MapR: A converged data platform offering what it calls a "data fabric" that integrates traditional data lakes with streaming data in a single, location-independent, and context-aware platform.
Splice Machine: An application development platform that creates a new breed of "predictive applications" that merge transactional and analytical processing and injects analytics-derived insights into the application workflow.
Striim: A real-time data integration and streaming analytics platform that analyzes data at the time of ingestion to support decision-making with real-time insights.
VoltDB: An operational data platform that offers real-time event processing and analytics with millisecond response times.
While these technology providers are taking very different approaches to apply big data in real time, each of them is delivering the same broad message to enterprise organizations: The best time to use big data is right now.
Making big data work
Understanding the real-world implications of big data and moving its application to the point of a transaction won’t do any good, however, if an organization is unable to make big data work at enterprise-scale and within the enterprise operating model. As organizations have attempted to move big data beyond the realm of experimentation and head toward full-scale, enterprise-wide application, they have run into significant governance, management, and scale issues. It should be no surprise, therefore, that the third major theme on display at Strata was the need for organizations to make big data work at enterprise-scale. Unquestionably, a significant part of that process requires cultural and organizational transformation. But it’s also clear that organizations must also transform how they apply the technology itself to make it work at scale. Several technology companies showed new technologies and technology-driven approaches that they believe will help enterprise organizations grapple with the various aspects of making big data enterprise-ready, including (in alphabetical order):
Dataguise: A data governance platform that discovers, detects, protects and monitors sensitive information, such as PII, PCI, and HIPPA, wherever it is within the organization’s data landscape.
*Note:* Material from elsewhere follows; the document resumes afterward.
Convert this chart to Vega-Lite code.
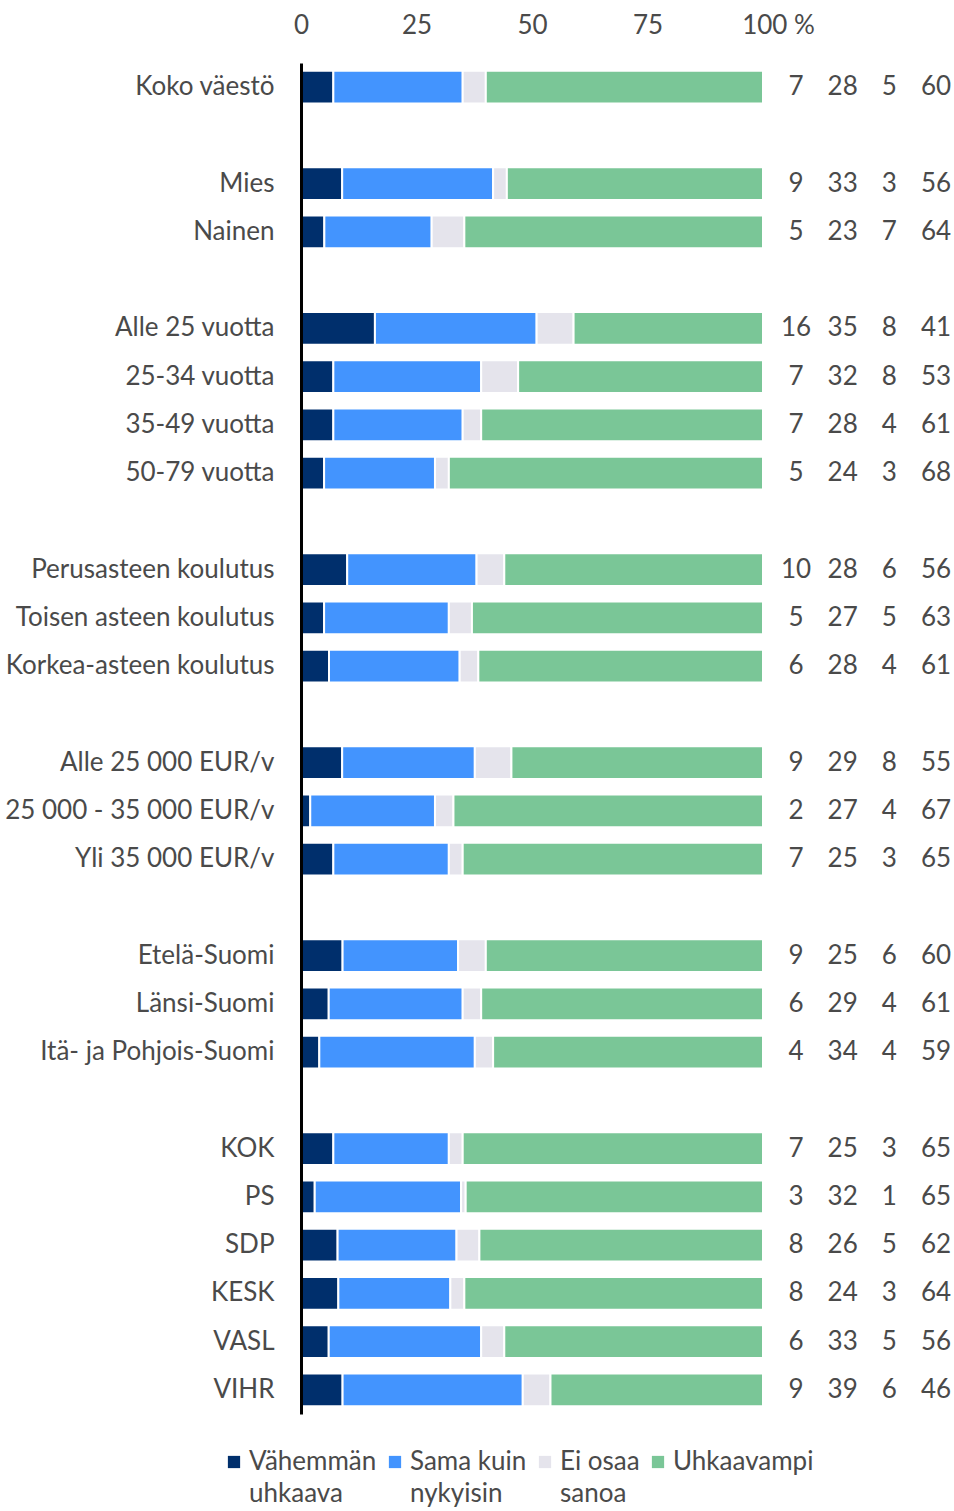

Dataiku: A big data platform that creates a single data pipeline that breaks down silos and enables data scientists and data analysts to easily work together and speed the deployment of predictive solutions.
DriveScale: A software company changing the way organizations deploy and consume storage with what it calls "software composable infrastructure," which connects disaggregated components (compute and storage) in an intelligent and highly dynamic manner.
Pure Storage: A highly efficient storage platform purpose-built for scaled-out big data deployments, modern analytics needs, and AI.
Zaloni: A data lake management platform focused on helping enterprises operationalize their data lake and rapidly get to business value at scale.
Getting big data right
The technical challenges that have been at the heart of the big data industry persist — and will endure for the foreseeable future. As data growth continues exponentially, enterprise organizations and the technology companies that serve them will remain locked in a continuous battle to tame it and make it manageable. Nevertheless, it is clear that organizations are now beginning to earnestly address the challenges that come with applying big data across the enterprise so that they can accelerate digital transformation and feed their growing AI initiatives. And, it seems clear, both the industry and enterprise organizations are recognizing that for big data to fulfill its promise, they need to get big data right. [Disclosure: The Strata Data Conference provided me a free pass for this event, a standard industry practice.]